:: YOUR INSTRUCTIONS ::
The material below has pictures in it. Set down only the lines from the line containing "Clone this chart in matplotlib." through the line containing "plt.rcParams['font.family'] = ['Liberation", word for word, and leave the pictures behind.

:: DATA TO USE ::

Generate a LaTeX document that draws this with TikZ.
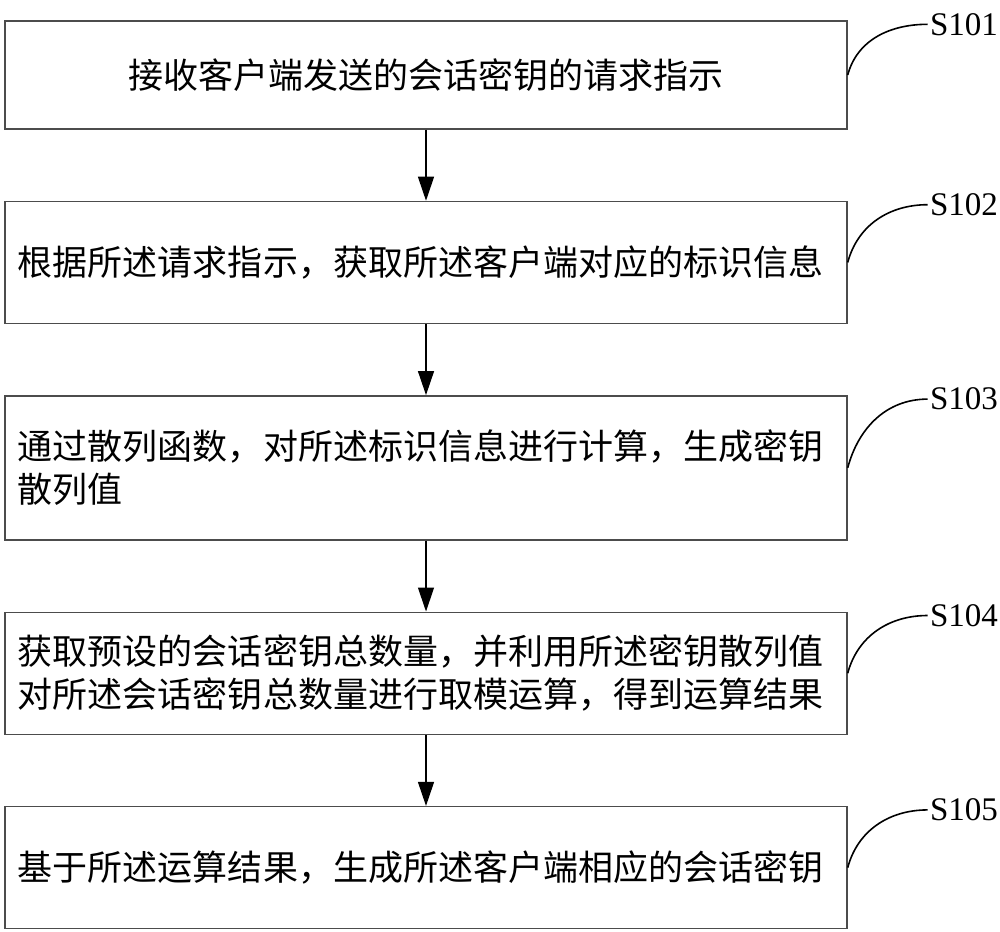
\documentclass[tikz,border=0pt]{standalone}
\usepackage{fontspec}
\setmainfont{Liberation Serif}
\newfontfamily\cjk{Noto Sans CJK SC}
\usetikzlibrary{positioning,arrows.meta}

\begin{document}
\begin{tikzpicture}[node distance=35.5pt, >={Triangle[width=8pt,length=12pt]},
    stepbox/.style={draw=black!70, line width=0.7pt, minimum height=61pt,
      text width=408pt, inner xsep=6.5pt, align=left,
      font=\cjk\fontsize{17.5}{21.5}\selectfont},
    steplabel/.style={inner sep=1pt, yshift=-2pt,
      font=\fontsize{16.5}{18}\selectfont}]
  \useasboundingbox (0,0) rectangle (500pt,-465.5pt);
  \node[stepbox, minimum height=54pt, align=center] (s101) at (213pt,-37.5pt)
  {接收客户端发送的会话密钥的请求指示};%
  \node[stepbox] (s102) [below=of s101]
  {根据所述请求指示，获取所述客户端对应的标识信息};%
  \node[stepbox, minimum height=72pt] (s103) [below=of s102]
  {通过散列函数，对所述标识信息进行计算，生成密钥\\散列值};%
  \node[stepbox] (s104) [below=of s103]
  {获取预设的会话密钥总数量，并利用所述密钥散列值\\对所述会话密钥总数量进行取模运算，得到运算结果};%
  \node[stepbox] (s105) [below=of s104]
  {基于所述运算结果，生成所述客户端相应的会话密钥};%
  % step numbers
  \node[steplabel] (l101) [right=40pt of s101.north east] {S101};%
  \node[steplabel] (l102) [right=40pt of s102.north east] {S102};%
  \node[steplabel] (l103) [right=40pt of s103.north east] {S103};%
  \node[steplabel] (l104) [right=40pt of s104.north east] {S104};%
  \node[steplabel] (l105) [right=40pt of s105.north east] {S105};%
  \path[->, line width=0.6pt] (s101) edge (s102)
  (s102) edge (s103)
  (s103) edge (s104)
  (s104) edge (s105);
  \path[line width=0.8pt] (s101.east) edge[out=75, in=180] (l101.west)
  (s102.east) edge[out=75, in=180] (l102.west)
  (s103.east) edge[out=75, in=180] (l103.west)
  (s104.east) edge[out=75, in=180] (l104.west)
  (s105.east) edge[out=75, in=180] (l105.west);
\end{tikzpicture}
\end{document}
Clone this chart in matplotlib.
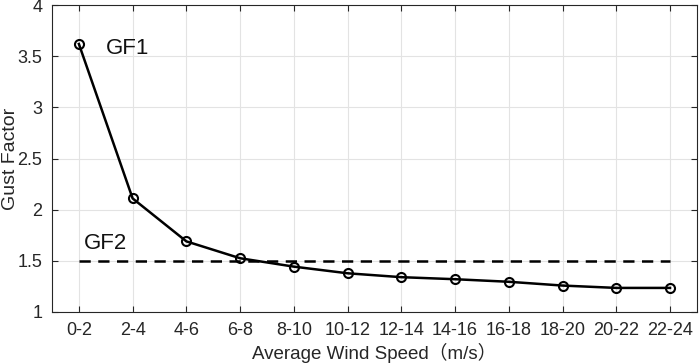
import numpy as np
import matplotlib
matplotlib.use("Agg")
from matplotlib import pyplot as plt

plt.rcParams['font.family'] = ['Liberation Sans', 'Noto Sans CJK SC', 'DejaVu Sans']

speed_bins = ['0-2', '2-4', '4-6', '6-8', '8-10', '10-12', '12-14',
              '14-16', '16-18', '18-20', '20-22', '22-24']
gf1 = [3.62, 2.11, 1.69, 1.525, 1.443, 1.378, 1.34, 1.32, 1.295, 1.258, 1.235, 1.235]
gf2 = 1.5

fig = plt.figure(figsize=(6.99, 3.64), dpi=100)
ax = fig.add_axes([0.0744, 0.143, 0.9226, 0.843])

x = np.arange(len(speed_bins))
ax.plot(x, gf1, color='black', lw=1.8, marker='o', ms=6.5,
        mfc='none', mec='black', mew=1.5, zorder=3)
ax.plot([x[0], x[-1]], [gf2, gf2], color='black', lw=1.8,
        linestyle=(0, (4.5, 3)), zorder=2)

ax.text(0.91, 3.58, 'GF1', fontsize=16, ha='center', va='center', color='#111111')
ax.text(0.5, 1.67, 'GF2', fontsize=16, ha='center', va='center', color='#111111')

ax.set_xlim(-0.5, len(speed_bins) - 0.5)
ax.set_ylim(1, 4)
ax.set_xticks(x)
ax.set_xticklabels(speed_bins)
ax.set_yticks(np.arange(1, 4.01, 0.5))
ax.set_yticklabels(['1', '1.5', '2', '2.5', '3', '3.5', '4'])

ax.grid(True, color='#e3e3e3', lw=0.8)
ax.set_axisbelow(True)
ax.tick_params(direction='in', top=True, right=True, labelsize=13,
               colors='#262626', length=4, width=0.8, pad=7)
for s in ax.spines.values():
    s.set_color('#262626')
    s.set_linewidth(0.8)

ax.set_xlabel('Average Wind Speed（m/s）', fontsize=13.5, color='#262626', labelpad=3)
ax.set_ylabel('Gust Factor', fontsize=14, color='#262626', va='center')
ax.yaxis.set_label_coords(-0.064, 0.5)

fig.savefig('out.png', dpi=100)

:: COMPLETED EXERCISE ::
Clone this chart in matplotlib.
import numpy as np
import matplotlib
matplotlib.use("Agg")
from matplotlib import pyplot as plt

plt.rcParams['font.family'] = ['Liberation Sans', 'Noto Sans CJK SC', 'DejaVu Sans']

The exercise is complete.